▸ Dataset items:

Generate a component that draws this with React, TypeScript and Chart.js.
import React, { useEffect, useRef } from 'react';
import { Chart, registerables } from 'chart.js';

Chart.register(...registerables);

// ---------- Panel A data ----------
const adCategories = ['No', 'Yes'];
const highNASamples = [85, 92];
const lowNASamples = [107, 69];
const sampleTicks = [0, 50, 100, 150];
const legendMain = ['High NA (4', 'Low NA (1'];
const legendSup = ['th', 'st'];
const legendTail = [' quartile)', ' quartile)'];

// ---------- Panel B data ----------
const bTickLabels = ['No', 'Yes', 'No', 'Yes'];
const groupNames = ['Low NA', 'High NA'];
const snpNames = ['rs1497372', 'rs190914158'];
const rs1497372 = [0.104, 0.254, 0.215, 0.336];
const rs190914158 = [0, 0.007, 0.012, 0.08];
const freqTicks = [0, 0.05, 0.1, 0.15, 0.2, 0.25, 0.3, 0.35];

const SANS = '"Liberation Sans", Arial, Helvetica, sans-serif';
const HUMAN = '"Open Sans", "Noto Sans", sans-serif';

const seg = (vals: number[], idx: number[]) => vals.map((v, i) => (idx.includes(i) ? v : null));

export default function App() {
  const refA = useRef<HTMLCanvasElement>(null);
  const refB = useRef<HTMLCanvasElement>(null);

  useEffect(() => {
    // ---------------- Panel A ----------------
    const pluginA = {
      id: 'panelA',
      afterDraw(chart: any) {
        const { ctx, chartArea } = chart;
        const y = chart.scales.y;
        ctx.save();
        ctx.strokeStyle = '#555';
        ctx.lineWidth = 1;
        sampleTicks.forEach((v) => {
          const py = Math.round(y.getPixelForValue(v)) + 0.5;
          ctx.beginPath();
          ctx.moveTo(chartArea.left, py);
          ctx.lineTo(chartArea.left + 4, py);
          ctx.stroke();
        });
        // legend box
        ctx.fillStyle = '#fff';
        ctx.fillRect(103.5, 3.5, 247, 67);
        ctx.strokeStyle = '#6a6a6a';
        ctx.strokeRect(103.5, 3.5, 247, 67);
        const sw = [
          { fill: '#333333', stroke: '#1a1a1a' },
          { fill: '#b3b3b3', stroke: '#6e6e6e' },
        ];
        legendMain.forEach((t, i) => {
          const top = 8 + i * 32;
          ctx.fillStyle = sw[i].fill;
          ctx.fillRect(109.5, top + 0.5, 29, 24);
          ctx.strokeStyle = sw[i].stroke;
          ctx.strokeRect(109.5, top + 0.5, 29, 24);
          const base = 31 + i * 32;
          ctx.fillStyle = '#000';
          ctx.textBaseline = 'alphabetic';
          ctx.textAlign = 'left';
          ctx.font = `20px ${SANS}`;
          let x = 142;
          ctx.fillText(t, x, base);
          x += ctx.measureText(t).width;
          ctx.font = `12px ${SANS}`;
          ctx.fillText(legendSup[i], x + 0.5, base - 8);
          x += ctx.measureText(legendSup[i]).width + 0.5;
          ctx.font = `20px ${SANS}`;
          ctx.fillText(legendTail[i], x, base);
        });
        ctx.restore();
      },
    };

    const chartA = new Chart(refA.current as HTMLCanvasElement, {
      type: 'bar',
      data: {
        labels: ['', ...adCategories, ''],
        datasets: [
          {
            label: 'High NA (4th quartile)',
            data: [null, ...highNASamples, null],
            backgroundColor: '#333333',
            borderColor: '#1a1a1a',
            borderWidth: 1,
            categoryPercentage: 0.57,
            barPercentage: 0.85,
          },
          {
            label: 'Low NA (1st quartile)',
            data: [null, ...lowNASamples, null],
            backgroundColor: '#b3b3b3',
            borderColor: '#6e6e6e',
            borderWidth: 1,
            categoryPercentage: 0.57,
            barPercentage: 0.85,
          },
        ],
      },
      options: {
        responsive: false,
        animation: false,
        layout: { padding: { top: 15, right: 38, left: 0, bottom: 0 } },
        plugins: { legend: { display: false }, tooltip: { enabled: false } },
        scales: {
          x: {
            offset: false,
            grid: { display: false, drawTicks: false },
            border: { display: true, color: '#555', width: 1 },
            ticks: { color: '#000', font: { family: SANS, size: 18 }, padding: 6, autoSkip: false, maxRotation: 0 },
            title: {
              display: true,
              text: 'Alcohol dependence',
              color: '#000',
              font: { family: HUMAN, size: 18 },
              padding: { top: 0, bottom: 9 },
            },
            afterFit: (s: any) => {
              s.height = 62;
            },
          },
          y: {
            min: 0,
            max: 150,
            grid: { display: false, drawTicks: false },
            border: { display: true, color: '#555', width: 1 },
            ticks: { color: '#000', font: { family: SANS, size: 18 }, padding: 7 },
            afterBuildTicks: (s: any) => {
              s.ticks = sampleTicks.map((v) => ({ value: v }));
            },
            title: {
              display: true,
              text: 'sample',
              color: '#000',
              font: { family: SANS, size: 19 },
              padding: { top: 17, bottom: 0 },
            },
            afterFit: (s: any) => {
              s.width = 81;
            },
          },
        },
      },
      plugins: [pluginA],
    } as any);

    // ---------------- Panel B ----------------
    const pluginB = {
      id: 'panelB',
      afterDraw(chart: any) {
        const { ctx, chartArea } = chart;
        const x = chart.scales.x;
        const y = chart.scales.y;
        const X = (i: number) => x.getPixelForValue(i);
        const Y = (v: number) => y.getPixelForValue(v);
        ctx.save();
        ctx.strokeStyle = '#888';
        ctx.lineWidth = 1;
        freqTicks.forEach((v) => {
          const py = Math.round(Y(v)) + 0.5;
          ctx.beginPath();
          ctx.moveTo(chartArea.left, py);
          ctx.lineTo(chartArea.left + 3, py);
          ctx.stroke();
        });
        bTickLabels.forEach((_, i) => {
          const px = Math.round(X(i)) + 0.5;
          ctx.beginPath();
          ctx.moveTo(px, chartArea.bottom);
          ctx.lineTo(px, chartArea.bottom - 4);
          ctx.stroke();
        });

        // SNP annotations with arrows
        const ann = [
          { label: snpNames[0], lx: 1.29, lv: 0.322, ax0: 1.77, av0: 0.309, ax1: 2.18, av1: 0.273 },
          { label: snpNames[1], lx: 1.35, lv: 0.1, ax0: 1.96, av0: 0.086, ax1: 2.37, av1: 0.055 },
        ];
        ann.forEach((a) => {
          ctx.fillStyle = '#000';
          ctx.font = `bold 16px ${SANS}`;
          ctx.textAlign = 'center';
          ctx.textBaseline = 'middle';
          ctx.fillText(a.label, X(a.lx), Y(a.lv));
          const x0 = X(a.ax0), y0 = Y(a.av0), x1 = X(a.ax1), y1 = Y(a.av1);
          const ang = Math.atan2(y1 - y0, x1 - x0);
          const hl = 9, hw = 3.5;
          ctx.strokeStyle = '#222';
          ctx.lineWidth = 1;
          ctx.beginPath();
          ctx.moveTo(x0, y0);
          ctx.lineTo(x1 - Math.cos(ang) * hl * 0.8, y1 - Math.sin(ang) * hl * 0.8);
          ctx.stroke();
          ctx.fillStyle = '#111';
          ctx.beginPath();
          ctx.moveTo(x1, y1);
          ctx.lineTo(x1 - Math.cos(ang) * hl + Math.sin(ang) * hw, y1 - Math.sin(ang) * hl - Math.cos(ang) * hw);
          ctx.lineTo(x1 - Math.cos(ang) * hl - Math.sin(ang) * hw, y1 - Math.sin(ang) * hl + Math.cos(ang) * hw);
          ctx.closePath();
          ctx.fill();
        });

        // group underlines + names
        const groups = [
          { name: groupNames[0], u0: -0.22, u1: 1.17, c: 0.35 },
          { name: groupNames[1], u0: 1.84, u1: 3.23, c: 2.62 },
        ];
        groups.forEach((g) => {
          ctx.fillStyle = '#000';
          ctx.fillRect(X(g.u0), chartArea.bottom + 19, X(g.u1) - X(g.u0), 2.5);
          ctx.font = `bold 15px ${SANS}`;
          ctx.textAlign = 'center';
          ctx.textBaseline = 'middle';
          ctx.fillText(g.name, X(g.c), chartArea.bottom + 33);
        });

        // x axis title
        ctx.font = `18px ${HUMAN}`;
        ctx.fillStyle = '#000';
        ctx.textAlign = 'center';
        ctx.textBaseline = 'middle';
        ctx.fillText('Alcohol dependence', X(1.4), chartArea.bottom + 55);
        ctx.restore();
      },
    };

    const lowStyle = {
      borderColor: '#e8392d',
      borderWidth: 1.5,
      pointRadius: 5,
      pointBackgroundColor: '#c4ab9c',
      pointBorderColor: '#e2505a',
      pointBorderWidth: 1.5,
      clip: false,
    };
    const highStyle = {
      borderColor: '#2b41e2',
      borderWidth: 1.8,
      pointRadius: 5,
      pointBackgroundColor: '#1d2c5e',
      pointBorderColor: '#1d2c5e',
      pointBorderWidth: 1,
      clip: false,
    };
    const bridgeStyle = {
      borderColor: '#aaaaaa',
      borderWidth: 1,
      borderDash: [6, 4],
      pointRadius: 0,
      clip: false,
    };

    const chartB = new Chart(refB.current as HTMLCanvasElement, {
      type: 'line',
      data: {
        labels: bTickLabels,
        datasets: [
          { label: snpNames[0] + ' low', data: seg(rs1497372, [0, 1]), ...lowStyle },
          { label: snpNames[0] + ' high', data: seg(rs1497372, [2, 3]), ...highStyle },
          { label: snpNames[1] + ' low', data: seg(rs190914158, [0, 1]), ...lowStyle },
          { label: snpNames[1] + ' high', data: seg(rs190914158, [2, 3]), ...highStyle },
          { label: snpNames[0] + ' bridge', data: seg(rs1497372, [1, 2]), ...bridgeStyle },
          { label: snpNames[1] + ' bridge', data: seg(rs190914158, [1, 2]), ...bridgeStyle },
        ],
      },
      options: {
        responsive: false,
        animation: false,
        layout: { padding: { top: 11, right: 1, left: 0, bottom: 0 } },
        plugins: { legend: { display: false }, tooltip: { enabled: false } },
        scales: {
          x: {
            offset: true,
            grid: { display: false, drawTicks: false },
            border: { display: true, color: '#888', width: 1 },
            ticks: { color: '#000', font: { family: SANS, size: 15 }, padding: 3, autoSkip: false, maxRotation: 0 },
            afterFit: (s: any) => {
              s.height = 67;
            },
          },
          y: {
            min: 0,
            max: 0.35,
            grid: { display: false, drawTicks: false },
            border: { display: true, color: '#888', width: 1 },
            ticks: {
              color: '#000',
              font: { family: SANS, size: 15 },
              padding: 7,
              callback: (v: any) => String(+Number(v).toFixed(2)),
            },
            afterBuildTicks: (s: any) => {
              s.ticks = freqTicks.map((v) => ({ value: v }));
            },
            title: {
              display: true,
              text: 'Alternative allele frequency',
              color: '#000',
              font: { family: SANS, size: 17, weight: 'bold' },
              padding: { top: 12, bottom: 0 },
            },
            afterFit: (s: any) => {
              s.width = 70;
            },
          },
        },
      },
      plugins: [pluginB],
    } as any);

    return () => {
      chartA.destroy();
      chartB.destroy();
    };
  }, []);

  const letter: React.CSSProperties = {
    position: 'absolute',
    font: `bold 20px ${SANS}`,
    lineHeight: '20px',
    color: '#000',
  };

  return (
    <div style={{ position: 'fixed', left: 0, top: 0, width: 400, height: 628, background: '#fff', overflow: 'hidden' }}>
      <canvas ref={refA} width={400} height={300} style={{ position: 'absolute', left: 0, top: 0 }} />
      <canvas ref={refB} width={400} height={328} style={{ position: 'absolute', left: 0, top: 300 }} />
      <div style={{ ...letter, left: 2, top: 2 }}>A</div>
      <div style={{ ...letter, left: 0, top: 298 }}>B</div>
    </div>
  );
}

---

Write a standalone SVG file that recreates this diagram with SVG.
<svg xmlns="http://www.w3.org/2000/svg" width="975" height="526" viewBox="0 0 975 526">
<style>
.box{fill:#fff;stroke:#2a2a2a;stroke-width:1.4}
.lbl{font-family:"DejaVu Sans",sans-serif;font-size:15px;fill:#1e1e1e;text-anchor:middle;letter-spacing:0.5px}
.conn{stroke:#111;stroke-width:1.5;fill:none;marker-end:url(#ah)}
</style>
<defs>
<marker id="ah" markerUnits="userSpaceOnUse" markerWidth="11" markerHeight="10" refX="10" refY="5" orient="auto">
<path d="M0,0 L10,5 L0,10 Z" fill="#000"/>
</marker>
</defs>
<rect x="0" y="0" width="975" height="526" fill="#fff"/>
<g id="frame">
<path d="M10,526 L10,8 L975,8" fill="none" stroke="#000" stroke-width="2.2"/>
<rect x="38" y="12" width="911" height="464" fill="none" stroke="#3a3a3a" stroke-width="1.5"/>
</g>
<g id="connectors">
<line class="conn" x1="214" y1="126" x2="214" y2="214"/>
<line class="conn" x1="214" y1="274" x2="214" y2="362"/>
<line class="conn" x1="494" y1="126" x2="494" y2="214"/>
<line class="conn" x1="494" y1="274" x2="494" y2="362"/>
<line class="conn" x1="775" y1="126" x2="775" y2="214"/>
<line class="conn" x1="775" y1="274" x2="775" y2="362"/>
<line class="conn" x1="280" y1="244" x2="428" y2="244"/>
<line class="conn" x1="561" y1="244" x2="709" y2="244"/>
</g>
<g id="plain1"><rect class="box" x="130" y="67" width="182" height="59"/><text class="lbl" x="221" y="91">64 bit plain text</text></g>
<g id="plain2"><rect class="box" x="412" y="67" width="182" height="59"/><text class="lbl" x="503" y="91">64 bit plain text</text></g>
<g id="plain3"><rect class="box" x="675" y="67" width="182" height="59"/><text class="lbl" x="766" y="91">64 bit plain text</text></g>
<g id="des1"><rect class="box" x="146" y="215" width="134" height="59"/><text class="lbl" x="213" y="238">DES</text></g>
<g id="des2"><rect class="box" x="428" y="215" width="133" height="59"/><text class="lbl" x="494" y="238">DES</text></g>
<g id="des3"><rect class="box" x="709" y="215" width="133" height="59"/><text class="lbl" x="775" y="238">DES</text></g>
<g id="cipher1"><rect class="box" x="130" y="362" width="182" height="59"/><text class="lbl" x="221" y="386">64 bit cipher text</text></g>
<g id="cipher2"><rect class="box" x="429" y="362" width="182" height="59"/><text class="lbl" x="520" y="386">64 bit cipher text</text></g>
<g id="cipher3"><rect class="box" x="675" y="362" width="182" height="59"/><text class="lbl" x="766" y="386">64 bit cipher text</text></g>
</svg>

▸ TASK REQUIREMENTS:
Copy each line that contains the word "with".

▸ EXERCISE SOLUTION:
Generate a component that draws this with React, TypeScript and Chart.js.
        // SNP annotations with arrows
Write a standalone SVG file that recreates this diagram with SVG.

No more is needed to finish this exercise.